We knew that the media picked which subjects to cover and how to cover them. We knew they had a disgusting bias that made what they “reported” repugnant and dishonest.

However I never believed, even of them, that they would ignore a tragedy and people who had been devastated for political reasons. That passes revolting – that is just plain evil.

I don’t like Trump and I never will. But I applaud his administration for reaching out to help these people. God Bless the people he has put in charge for that.

God Bless and keep both the people who have been the victims of these terrible fires and the ordinary decent citizens that were coming to their rescue long before government did.

That’s the kind of people we are and have always been. That’s why people like us have no use or respect for the MSM. Now it is doubtful I ever will.

12 Responses to “Fly-Over Country Tragedy 🛩 Open Thread”

  1. kenoshamarge Says:

    Brought this link from Piper forward from yesterday. It’s worth a second look IMHO.
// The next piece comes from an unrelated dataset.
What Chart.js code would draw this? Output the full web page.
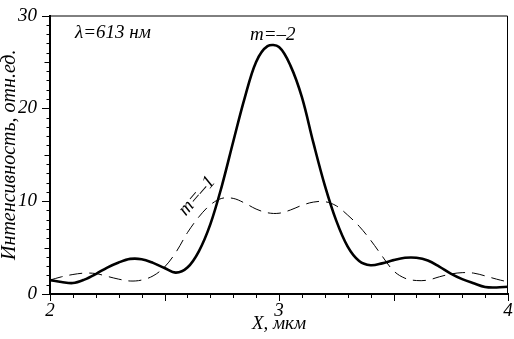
<!DOCTYPE html>
<html>
<head>
<meta charset="utf-8">
<script src="https://cdn.jsdelivr.net/npm/chart.js@4"></script>
<style>
  html, body { margin: 0; padding: 0; background: #fff; }
  #box { width: 514px; height: 339px; }
</style>
</head>
<body>
<div id="box"><canvas id="chart"></canvas></div>
<script>
(() => {
    // Координата X, мкм
    const xValues = [
        2.00, 2.05, 2.10, 2.15, 2.20, 2.25, 2.30, 2.35, 2.40, 2.45,
        2.50, 2.55, 2.60, 2.65, 2.70, 2.75, 2.80, 2.85, 2.90, 2.95,
        3.00, 3.05, 3.10, 3.15, 3.20, 3.25, 3.30, 3.35, 3.40, 3.45,
        3.50, 3.55, 3.60, 3.65, 3.70, 3.75, 3.80, 3.85, 3.90, 3.95, 4.00
    ]
    // Интенсивность для m=-2 (сплошная линия)
    const intensityM2 = [
        1.50, 1.30, 1.18, 1.55, 2.15, 2.85, 3.40, 3.78, 3.75, 3.35,
        2.80, 2.30, 2.85, 4.60, 7.50, 11.6, 16.4, 21.1, 25.0, 26.7,
        26.6, 24.6, 21.2, 16.3, 11.7, 7.90, 5.10, 3.55, 3.10, 3.30,
        3.65, 3.90, 3.90, 3.60, 2.95, 2.20, 1.60, 1.15, 0.75, 0.70, 0.78
    ]
    // Интенсивность для m=-1 (штриховая линия)
    const intensityM1 = [
        1.50, 1.85, 2.10, 2.25, 2.20, 1.90, 1.60, 1.40, 1.50, 1.95,
        2.90, 4.50, 6.60, 8.30, 9.60, 10.3, 10.3, 9.80, 9.15, 8.75,
        8.70, 9.05, 9.55, 9.90, 9.95, 9.50, 8.50, 7.30, 5.80, 4.10,
        2.50, 1.70, 1.45, 1.50, 1.85, 2.15, 2.30, 2.25, 1.95, 1.60, 1.30
    ]
    // Подписанные деления осей
    const xTickLabels = [2, 3, 4]
    const yTickLabels = [0, 10, 20, 30]

    const FONT = '"Liberation Serif", "Times New Roman", serif'
    const near = (v, list) => list.find(t => Math.abs(v - t) < 1e-6)
    const multiple = (v, s) => Math.abs(v / s - Math.round(v / s)) < 1e-6

    // Надписи на поле графика (в координатах данных)
    const notes = [
        {text: 'λ=613 нм', x: 2.109, y: 27.6, rot: 0, align: 'left', base: 'alphabetic'},
        {text: 'm=–2', x: 2.873, y: 27.4, rot: 0, align: 'left', base: 'alphabetic'},
        {text: 'm=–1', x: 2.642, y: 10.56, rot: -49, align: 'center', base: 'middle'}
    ]

    // Рамка, засечки на осях и надписи
    const framePlugin = {
        id: 'frame',
        afterDraw(chart) {
            const {ctx, chartArea: a, scales: {x, y}} = chart
            ctx.save()
            ctx.strokeStyle = '#000'
            ctx.lineWidth = 1
            ctx.beginPath()
            ctx.moveTo(a.left, a.top + 0.5)
            ctx.lineTo(a.right - 0.5, a.top + 0.5)
            ctx.lineTo(a.right - 0.5, a.bottom)
            ctx.stroke()

            // засечки: длинные на целых и половинах, короткие через 0.1
            ctx.beginPath()
            x.ticks.forEach(t => {
                const px = Math.round(x.getPixelForValue(t.value)) + 0.5
                ctx.moveTo(px, x.top)
                ctx.lineTo(px, x.top + (multiple(t.value, 0.5) ? 7 : 4))
            })
            y.ticks.forEach(t => {
                const py = Math.round(y.getPixelForValue(t.value)) + 0.5
                const len = multiple(t.value, 10) ? 8 : multiple(t.value, 5) ? 5.5 : 3.5
                ctx.moveTo(y.right - len, py)
                ctx.lineTo(y.right, py)
            })
            ctx.stroke()

            ctx.fillStyle = '#000'
            ctx.font = 'italic 19px ' + FONT
            notes.forEach(n => {
                ctx.save()
                ctx.translate(x.getPixelForValue(n.x), y.getPixelForValue(n.y))
                ctx.rotate(n.rot * Math.PI / 180)
                ctx.textAlign = n.align
                ctx.textBaseline = n.base
                ctx.fillText(n.text, 0, 0)
                ctx.restore()
            })
            ctx.restore()
        }
    }

    const tickFont = {family: FONT, size: 19, style: 'italic', lineHeight: 1}

    new Chart(document.getElementById('chart'), {
        type: 'line',
        data: {
            datasets: [
                {
                    label: 'm=-2',
                    data: xValues.map((x, i) => ({x, y: intensityM2[i]})),
                    borderColor: '#000',
                    borderWidth: 2.6,
                    pointRadius: 0,
                    tension: 0.35
                },
                {
                    label: 'm=-1',
                    data: xValues.map((x, i) => ({x, y: intensityM1[i]})),
                    borderColor: '#000',
                    borderWidth: 1,
                    borderDash: [13, 7],
                    pointRadius: 0,
                    tension: 0.35
                }
            ]
        },
        options: {
            responsive: true,
            maintainAspectRatio: false,
            animation: false,
            layout: {padding: {top: 7, right: 6, left: 0, bottom: 0}},
            plugins: {legend: {display: false}, tooltip: {enabled: false}},
            scales: {
                x: {
                    type: 'linear', min: 2, max: 4,
                    grid: {display: false, drawTicks: true, tickLength: 6},
                    border: {display: true, color: '#000', width: 2},
                    ticks: {
                        stepSize: 0.1, autoSkip: false, maxRotation: 0, padding: 1,
                        color: '#000', font: tickFont,
                        callback: v => near(v, xTickLabels) !== undefined ? String(near(v, xTickLabels)) : ''
                    },
                    title: {display: true, text: 'X, мкм', color: '#000',
                        font: {family: FONT, size: 19, style: 'italic', lineHeight: 1},
                        padding: {top: 0, bottom: 6}},
                    afterFit: s => { s.height = 45 }
                },
                y: {
                    type: 'linear', min: 0, max: 30,
                    grid: {display: false, drawTicks: true, tickLength: 7},
                    border: {display: true, color: '#000', width: 2},
                    ticks: {
                        stepSize: 1, autoSkip: false, padding: 6,
                        color: '#000', font: tickFont,
                        callback: v => near(v, yTickLabels) !== undefined ? String(near(v, yTickLabels)) : ''
                    },
                    title: {display: true, text: 'Интенсивность, отн.ед.', color: '#000',
                        font: {family: FONT, size: 20, style: 'italic', lineHeight: 1},
                        padding: {top: 0, bottom: 0}},
                    afterFit: s => { s.width = 50 }
                }
            }
        },
        plugins: [framePlugin]
    })
})()
</script>
</body>
</html>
    Gov. Walker’s welfare reform plan should go national.

    • kenoshamarge Says:

      That it should. This is, among many reasons why I supported Walker for POTUS. So what if he had no “charisma”? He knew how to govern and what’s more he knew how to govern a fractious state like Wisconsin that never seems to quite make up it’s mind if it’s “red” or “blue” and so is often “purple.” I like that in a state. One that is always one of another isn’t, IMO open to changing realities.

      • piper Says:

        I listened to him speaking the other day and thought that he isn’t the best speaker definitely not the firebrand or charismatic, however, his skills are in planning and implementation benefiting us, not catering to small interest groups. As I’m also a doer I appreciate his governance.

  2. Cindyindie Says:

    Thank you Marge for this crucially important story!
    As I read yesterday, anything that happens between I-95 and I-5
    is of NO importance to the media.

    • kenoshamarge Says:

      Evidently. They spend endless hours on speculation, rumors and innuendo but little on the real problems that afflict real people. No wonder we regard them with disgust.
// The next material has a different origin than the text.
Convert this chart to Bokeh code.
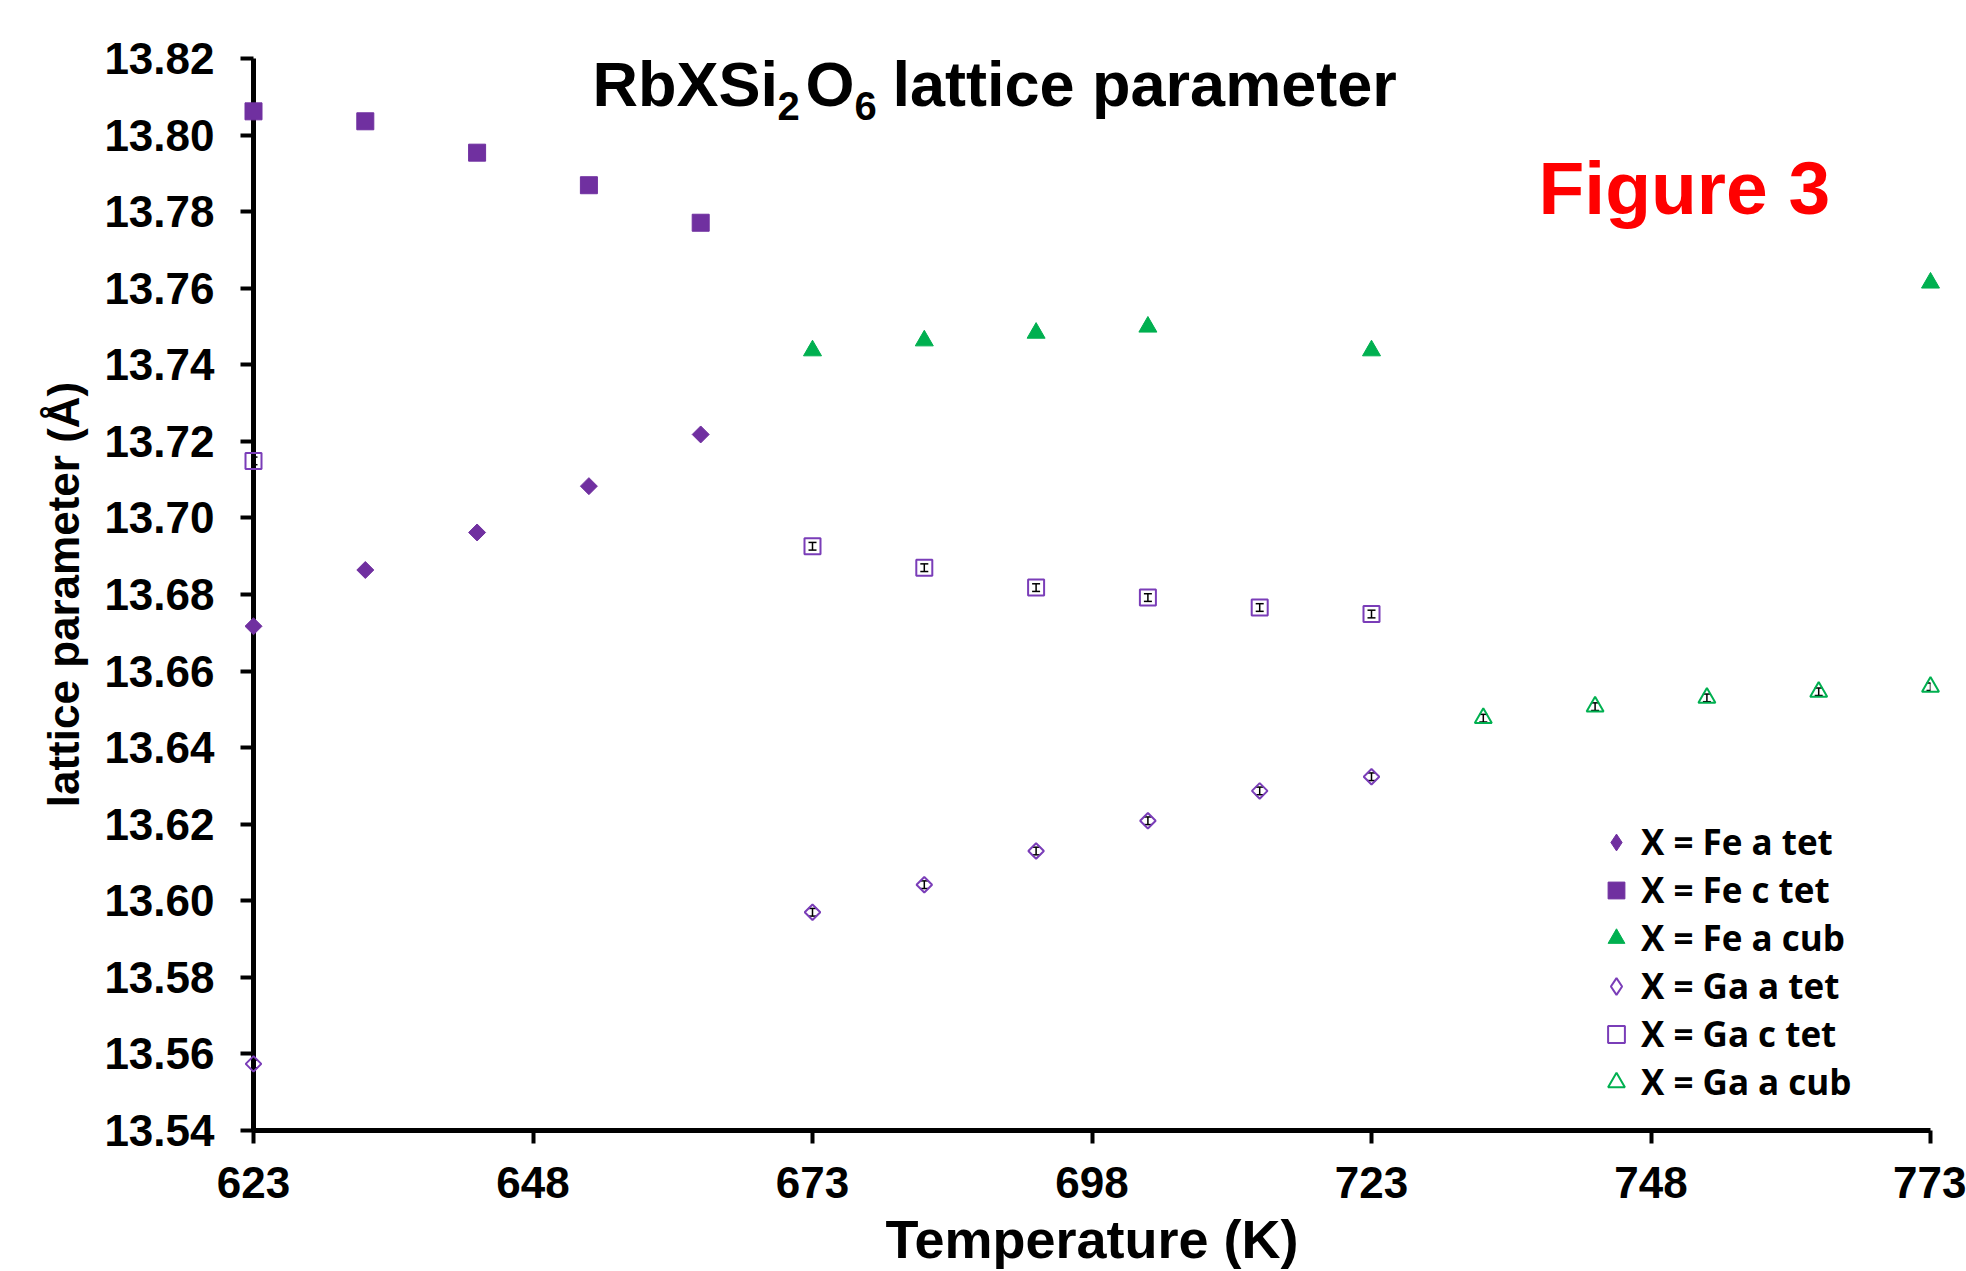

      Thank goodness there are still good people like Blake Hurst at the Federalist to bring it to are attention.

      For those interested in donating to the Panhandle Relief fund:

      Please contact Janice Neckar at or 254-751-2494 with donation questions.

      If you prefer to pay by check, it should be made out and sent to:

      Texas Farm Bureau Agriculture Research and Education Foundation
      Panhandle Wildfire Committee

      P.O. Box 2689
      Waco, TX 76702-2689
      Attn: Cyndi Gerik

    • piper Says:

      Agree. Until my friend moved to eastern Oklahoma, I never would have thought of visiting there. I found the people to be kind, friendly and respectful which is a bit different from where I live in Wisconsin.

  3. kenoshamarge Says:

    Kansas Livestock Association is organizing hay and fencing material donations for delivery to affected areas in Kansas. To make in-kind donations, call KLA at (785) 273-5115.

    Cash donations can be made through the Kansas Livestock Foundation (KLF), KLA’s charitable arm, by going to

    There is a need for milk replacer for calves that have lost their mothers in the wildfire. If you are so inclined to donate a bag,

    Ashland Feed and Seed said they can take credit card orders over the phone. A bag costs $44.50. Their number is (620) 635-2856. Thank you!

  4. kenoshamarge Says:

    How You Can Help Fire Impacted Ranchers in Oklahoma

    Donations can be made via the mail with checks made payable to “Oklahoma Cattlemen’s Foundation” and writing “Fire Relief” in the memo line. Send checks to:

    Oklahoma Cattlemen’s Foundation
    P.O. Box 82395
    Oklahoma City, OK 73148

  5. creeper00 Says:

    Having moved to Oklahoma last November I’ve learned a lot about the locals. I suspect most of them would prefer Washington stay out of it, though they probably wouldn’t mind a little publicity and letting them graze cattle on otherwise forbidden lands is a nice gesture.

    Oklahoma is so used to getting short shrift from the Feds that we’ve figured out how to make it works for us. Oklahoma flies under the radar and we like it that way.

    Thanks for the address, Marge. I’ll send a check to the Cattlemen’s Association. We take care of our own.

    • kenoshamarge Says:

      I can understand your feelings towards the Federal Government. But I suspect every little bit of help people can get helps. I’d rather see the money go to people in the wildfire’s path than to some illegal immigrants.

      I think we’re all better off when we “take care of our own”. My whole rant was because many of us didn’t know how bad it was.

      We can’t help when we don’t know. I just put a couple of checks in the mail myself. I don’t have much but I’m sure it will all help in some small way.

      Nice to “see” you again Creeper.

    • cindyindie Says:

      Creeper!! great seein’ you, gal. So you’re an Okie, now!
      I’m sure you’ve discovered the great fishing in Oklahoma.
      We’ve got to chat later…Okla. was a big part of my life.
      Glad you’re well and happy.

  6. piper Says:

    Thank you for the update on what’s happening in our country. Will be sending checks tomorrow.